Focuser can stay with and return to a felt sense, so that it is a stable referent even as it may open and shift.
Focuser recognizes and is comfortable with the experience of not wanting to attend to a particular situation or bodily knowing.
Focuser knows how to stay near something difficult, neither leaving it nor going further into it.
Focuser is able to find a "right distance" from difficult or complex issues.
Focuser is able to have self-empathy, friendly attitudes toward oneself and the bodily knowledge that arises, even when it involves suffering or seemingly "negative" things.
Focuser can easily get a felt sense of what is in the way when friendly attitudes seem impossible.
Focuser is able to identify the several "situations" being carried by her/his body just now, and to "place" them one at a time, gently, at some distance from the body. Each placing brings a release of tension in the body.
Focuser is able to connect intellectual understanding with bodily knowing, and to carry on a dialogue between the two.
Focuser is able to attend to a felt sense and allow many aspects of it to emerge.
Focuser often finds whole new fields or "subtexts" emerging from a felt sense.
Focuser can let the subtexts inform a resulting decision on an issue.
Focuser can choose to wait for subtext changes before taking action on a particular situation.

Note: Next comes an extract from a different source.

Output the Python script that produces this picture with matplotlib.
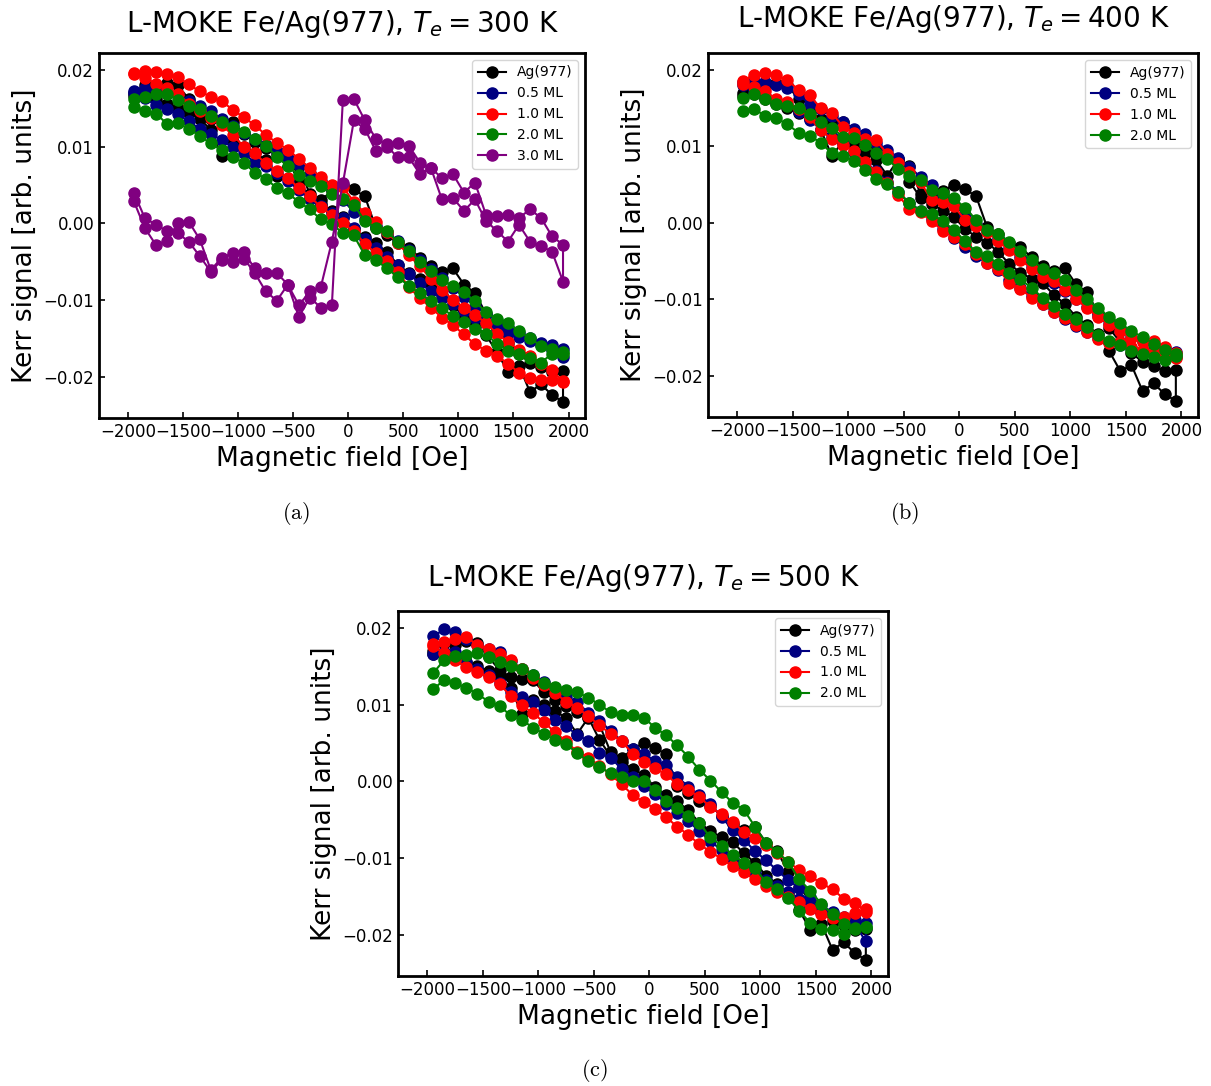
import numpy as np
import matplotlib.pyplot as plt

# campo magnetico [Oe], misma rejilla para las dos ramas del ciclo
campo = np.arange(-1950, 1951, 100)

# señal Kerr en unidades de 1e-3 (rama superior "sup" / rama inferior "inf")
# Ag(977) es la misma medida en los tres paneles
ag_sup = [17.0, 18.0, 17.8, 18.3, 18.0, 16.2, 14.5, 13.6, 13.3, 13.2,
          11.6, 10.6, 9.8, 9.0, 8.4, 7.4, 3.8, 3.0, 4.2, 5.0,
          4.4, 3.5, -0.6, -1.5, -2.6, -3.2, -4.5, -5.6, -6.3, -5.9,
          -8.0, -9.1, -11.8, -13.8, -15.6, -17.0, -18.2, -18.7, -19.4, -19.3]
ag_inf = [16.6, 16.9, 16.2, 15.6, 15.0, 14.4, 13.6, 12.2, 8.8, 10.6,
          10.0, 9.2, 8.2, 6.2, 8.3, 5.4, 3.3, 2.5, 1.6, 0.8,
          -0.8, -1.8, -2.6, -3.8, -5.4, -6.5, -7.3, -7.9, -9.4, -10.6,
          -12.3, -13.4, -14.6, -16.8, -19.4, -18.6, -22.0, -21.0, -22.4, -23.3]

# Te = 300 K
a05_sup = [17.3, 17.6, 17.5, 17.2, 16.6, 16.0, 15.3, 14.6, 13.6, 12.7,
           11.8, 11.0, 10.2, 9.4, 8.5, 7.6, 6.6, 5.5, 4.4, 3.0,
           1.5, 0.6, -0.3, -1.2, -2.3, -3.5, -4.8, -6.0, -7.2, -8.4,
           -9.6, -10.8, -11.8, -12.7, -13.5, -14.3, -15.0, -15.6, -15.9, -16.4]
a05_inf = [17.0, 16.3, 15.4, 14.9, 14.2, 13.3, 12.3, 11.7, 10.8, 9.9,
           9.1, 7.9, 7.4, 6.5, 5.5, 4.3, 3.1, 2.2, 1.3, 0.7,
           -0.6, -2.0, -3.2, -4.4, -5.5, -6.6, -7.8, -8.9, -9.7, -10.5,
           -11.5, -12.3, -13.0, -13.7, -14.3, -14.9, -15.4, -15.9, -16.5, -17.4]
a10_sup = [19.6, 19.8, 19.7, 19.4, 19.1, 18.1, 17.2, 16.5, 15.9, 14.8,
           13.8, 12.8, 11.5, 10.5, 9.6, 8.4, 7.2, 6.0, 5.0, 4.7,
           2.8, 1.3, 0.1, -1.2, -2.6, -4.2, -5.6, -7.3, -8.7, -10.0,
           -11.1, -12.0, -13.0, -14.4, -15.5, -16.5, -17.3, -18.3, -19.2, -20.6]
a10_inf = [19.4, 19.0, 18.2, 17.6, 16.9, 15.6, 14.6, 13.7, 12.8, 11.5,
           10.0, 9.1, 7.8, 6.8, 5.9, 4.6, 3.5, 2.1, 1.1, 0.0,
           -1.0, -2.7, -3.9, -4.9, -6.4, -8.3, -9.8, -11.0, -12.3, -13.3,
           -14.5, -15.8, -16.6, -17.3, -18.3, -19.5, -20.2, -20.5, -20.5, -20.7]
a20_sup = [16.2, 16.5, 16.8, 16.9, 16.1, 15.3, 14.9, 14.0, 13.2, 12.6,
           11.9, 11.0, 10.1, 8.7, 7.4, 6.3, 5.5, 4.9, 3.8, 3.1,
           2.4, 0.3, -0.6, -1.0, -2.5, -3.6, -5.0, -6.2, -7.4, -8.2,
           -9.0, -10.2, -11.6, -12.5, -13.0, -14.1, -15.0, -16.0, -16.4, -17.0]
a20_inf = [15.2, 14.7, 14.3, 13.0, 13.1, 12.3, 11.4, 10.4, 9.5, 8.6,
           7.9, 6.6, 5.8, 4.6, 3.9, 2.8, 1.8, 0.5, -0.1, -1.3,
           -1.6, -4.2, -4.8, -5.9, -7.0, -8.2, -9.1, -10.2, -11.1, -12.1,
           -12.9, -13.8, -14.5, -15.7, -16.6, -17.1, -17.6, -18.2, -17.0, -16.8]
a30_sup = [4.0, 0.7, -0.2, -1.0, -1.3, -2.4, -4.3, -6.3, -4.8, -5.0,
           -4.6, -6.5, -8.9, -10.1, -8.0, -12.2, -9.7, -11.0, -10.7, 16.1,
           16.2, 13.4, 11.0, 10.3, 10.5, 10.1, 7.9, 7.2, 5.9, 6.4,
           4.0, 5.3, 1.1, 0.9, 1.1, 0.7, 1.8, 0.7, -1.7, -2.8]
a30_inf = [2.9, -0.6, -2.8, -2.3, 0.0, 0.2, -2.1, -6.1, -4.5, -3.9,
           -3.8, -5.9, -6.5, -6.5, -8.0, -10.7, -8.9, -8.3, -2.4, 5.2,
           13.4, 12.3, 9.4, 10.0, 8.6, 8.6, 6.4, 7.2, 3.1, 3.3,
           1.6, 3.1, 0.3, -1.0, -2.4, -0.2, -2.4, -3.0, -3.7, -7.6]

# Te = 400 K
b05_sup = [18.4, 18.7, 18.4, 18.1, 17.7, 16.8, 15.6, 14.9, 14.0, 13.2,
           12.3, 11.6, 10.5, 9.6, 8.5, 7.3, 6.0, 4.9, 3.6, 2.4,
           1.0, -0.2, -1.0, -2.0, -3.3, -4.5, -5.8, -7.0, -7.9, -8.9,
           -10.0, -11.0, -12.2, -13.2, -14.1, -14.9, -15.5, -16.0, -16.4, -16.9]
b05_inf = [18.0, 17.3, 16.6, 15.9, 15.4, 14.5, 13.5, 12.3, 11.2, 10.3,
           9.3, 7.9, 6.8, 5.4, 4.0, 2.6, 1.6, 0.5, -0.8, -2.0,
           -3.1, -4.3, -5.3, -6.2, -7.5, -8.5, -9.6, -10.6, -11.7, -12.6,
           -13.5, -14.3, -15.0, -15.6, -16.0, -16.4, -16.8, -17.2, -17.5, -17.6]
b10_sup = [18.6, 19.4, 19.6, 19.3, 18.7, 17.4, 16.7, 15.0, 14.4, 12.6,
           11.8, 11.0, 10.8, 9.0, 7.8, 6.6, 5.3, 3.0, 2.7, 2.2,
           0.4, -0.4, -1.2, -2.4, -3.6, -4.8, -6.0, -7.1, -7.6, -8.8,
           -9.9, -11.2, -12.3, -13.3, -14.2, -15.1, -15.6, -15.5, -16.2, -17.0]
b10_inf = [18.2, 17.8, 17.2, 16.2, 15.8, 14.9, 13.8, 12.1, 11.0, 10.2,
           9.4, 8.0, 6.6, 5.2, 3.6, 1.8, 1.4, 0.2, -1.0, -1.9,
           -2.8, -4.1, -5.3, -6.0, -7.9, -8.6, -9.8, -10.6, -11.6, -12.5,
           -13.4, -14.3, -15.2, -15.7, -15.6, -16.2, -16.6, -17.0, -17.4, -17.7]
b20_sup = [16.4, 16.8, 16.2, 15.6, 15.3, 15.0, 14.2, 13.2, 12.4, 11.3,
           11.1, 10.2, 9.2, 8.3, 7.1, 6.1, 5.6, 4.3, 3.9, 3.2,
           2.0, 0.4, -0.9, -1.4, -2.5, -3.7, -4.8, -6.0, -6.6, -7.5,
           -8.8, -10.0, -11.2, -12.3, -13.1, -14.2, -14.9, -15.8, -16.6, -17.2]
b20_inf = [14.6, 14.9, 14.0, 13.7, 12.9, 11.8, 11.4, 10.5, 9.1, 8.8,
           8.1, 6.9, 5.7, 5.1, 4.0, 2.6, 1.6, 1.2, 0.2, -0.9,
           -2.4, -3.8, -4.3, -5.4, -6.5, -7.4, -8.5, -9.8, -10.9, -11.9,
           -12.6, -13.6, -14.7, -15.5, -16.0, -16.8, -17.2, -17.5, -17.9, -17.4]

# Te = 500 K
c05_sup = [18.9, 19.8, 19.5, 18.6, 17.8, 17.2, 16.8, 15.7, 14.6, 13.9,
           13.0, 12.2, 11.0, 10.3, 8.9, 7.9, 6.6, 5.2, 4.2, 3.5,
           2.7, 2.1, 0.6, -0.7, -1.8, -3.0, -4.6, -6.4, -7.6, -9.1,
           -10.3, -11.6, -12.9, -13.9, -15.1, -16.2, -17.1, -17.7, -18.1, -18.5]
c05_inf = [16.6, 16.9, 16.8, 15.6, 14.6, 13.8, 12.8, 11.6, 11.0, 10.4,
           9.3, 8.0, 7.2, 6.0, 5.3, 3.7, 3.1, 1.6, 0.6, -0.6,
           -1.6, -2.9, -4.1, -5.2, -6.5, -7.8, -9.0, -10.2, -11.2, -12.0,
           -12.9, -13.7, -14.5, -15.4, -16.3, -17.0, -17.5, -18.0, -18.6, -20.9]
c10_sup = [17.9, 18.2, 18.5, 18.8, 17.8, 17.3, 16.6, 15.8, 14.6, 13.5,
           12.5, 11.5, 10.4, 9.6, 8.5, 7.3, 6.2, 5.2, 3.6, 2.5,
           1.7, 0.9, -0.4, -1.2, -2.0, -3.4, -4.3, -5.3, -6.6, -7.4,
           -8.3, -9.4, -10.5, -11.6, -12.4, -13.3, -14.1, -15.3, -15.9, -17.0]
c10_inf = [17.6, 16.7, 15.8, 14.9, 14.3, 13.6, 12.7, 11.1, 9.9, 8.9,
           7.7, 6.4, 5.2, 3.8, 3.1, 2.0, 0.9, -0.4, -1.8, -2.7,
           -3.6, -4.7, -5.9, -7.0, -8.2, -9.2, -10.1, -11.1, -11.9, -12.8,
           -13.6, -14.4, -15.1, -15.8, -16.6, -17.3, -17.8, -17.7, -17.2, -16.7]
c20_sup = [14.1, 15.8, 16.4, 16.5, 16.7, 16.2, 15.6, 15.1, 14.7, 13.9,
           12.8, 12.3, 11.9, 11.6, 10.9, 10.0, 9.0, 8.6, 8.6, 8.3,
           7.0, 6.0, 4.7, 3.2, 1.5, 0.1, -1.4, -2.8, -3.7, -5.9,
           -8.0, -9.2, -10.5, -12.8, -14.3, -16.0, -17.3, -18.6, -19.2, -19.0]
c20_inf = [12.0, 13.2, 12.8, 12.2, 11.4, 10.4, 9.8, 8.6, 8.0, 7.0,
           6.2, 5.4, 4.8, 3.7, 2.6, 1.8, 1.1, 0.6, 0.0, 0.0,
           -1.1, -2.6, -3.5, -4.5, -5.5, -7.3, -8.4, -9.6, -10.6, -11.3,
           -13.2, -14.1, -15.2, -16.9, -18.5, -19.3, -19.4, -19.9, -19.3, -19.0]

etiquetas = ['Ag(977)', '0.5 ML', '1.0 ML', '2.0 ML', '3.0 ML']
colores = ['black', 'navy', 'red', 'green', 'purple']

paneles = [
    ('300', [0.0818, 0.6151, 0.4013, 0.3361], 15,
     [(ag_sup, ag_inf), (a05_sup, a05_inf), (a10_sup, a10_inf),
      (a20_sup, a20_inf), (a30_sup, a30_inf)]),
    ('400', [0.5847, 0.6160, 0.4046, 0.3350], 19,
     [(ag_sup, ag_inf), (b05_sup, b05_inf), (b10_sup, b10_inf),
      (b20_sup, b20_inf)]),
    ('500', [0.3287, 0.1013, 0.4046, 0.3360], 18,
     [(ag_sup, ag_inf), (c05_sup, c05_inf), (c10_sup, c10_inf),
      (c20_sup, c20_inf)]),
]

fig = plt.figure(figsize=(12.11, 10.86), dpi=100)

for (temp, pos, pad, series) in paneles:
    ax = fig.add_axes(pos)
    for i, (sup, inf) in enumerate(series):
        # el ciclo: rama superior de izquierda a derecha, luego la inferior de vuelta
        x = np.concatenate([campo, campo[::-1]])
        y = np.concatenate([sup, inf[::-1]]) * 1e-3
        ax.plot(x, y, '-o', color=colores[i], ms=8, lw=1.5, label=etiquetas[i])
    ax.set_xlim(-2265, 2150)
    ax.set_ylim(-0.0254, 0.0222)
    ax.set_xticks(np.arange(-2000, 2001, 500))
    ax.set_yticks([-0.02, -0.01, 0.0, 0.01, 0.02])
    ax.tick_params(direction='in', labelsize=12, width=1.2, length=4)
    for s in ax.spines.values():
        s.set_linewidth(2)
    ax.set_xlabel('Magnetic field [Oe]', fontsize=19)
    ax.set_ylabel('Kerr signal [arb. units]', fontsize=19)
    ax.set_title('L-MOKE Fe/Ag(977), $T_e = ' + temp + '$ K', fontsize=20, pad=pad)
    ax.legend(loc='upper right', fontsize=10)

fig.text(0.2444, 0.5276, r'$\mathrm{(a)}$', math_fontfamily='cm', fontsize=16,
         ha='center', va='center')
fig.text(0.7473, 0.5276, r'$\mathrm{(b)}$', math_fontfamily='cm', fontsize=16,
         ha='center', va='center')
fig.text(0.4913, 0.0147, r'$\mathrm{(c)}$', math_fontfamily='cm', fontsize=16,
         ha='center', va='center')

plt.savefig('out.png', dpi=100)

Focuser recognizes new possibilities within a situation, which were not apparent from the original "given facts." New facts can be formulated.
Focuser can discover new questions arising from the felt sense of a situation, leading to a new gathering of information.
Focuser is able to make better decisions based on greater bodily knowledge.
Focuser finds an expanded bodily-sensed realm in which one can move between different "places," clusters, and attitudes.
Focuser can choose to live from the intricacy which is now always accessible.
Focuser experiences a sense of reliable safety inside.
Statement on Diversity Of Approaches (Approved By Board In 2021)
Focusing and Thinking at the Edge always honor what arises freshly in the moment. Frozen structures are antithetical to the ethic of felt sensing. Focusing and Thinking at the Edge and how they are taught by our certified teachers will not be standardized. It is a core value of TIFI that diversity of approaches will be protected. Constructive critiques are welcome among our teachers or between TIFI and individuals presenting or applying practices which arise from Gendlin’s philosophy of the implicit. These should be offered by means of open, respectful communication. TIFI itself will seek to honor the value of diversity of approaches in its offerings.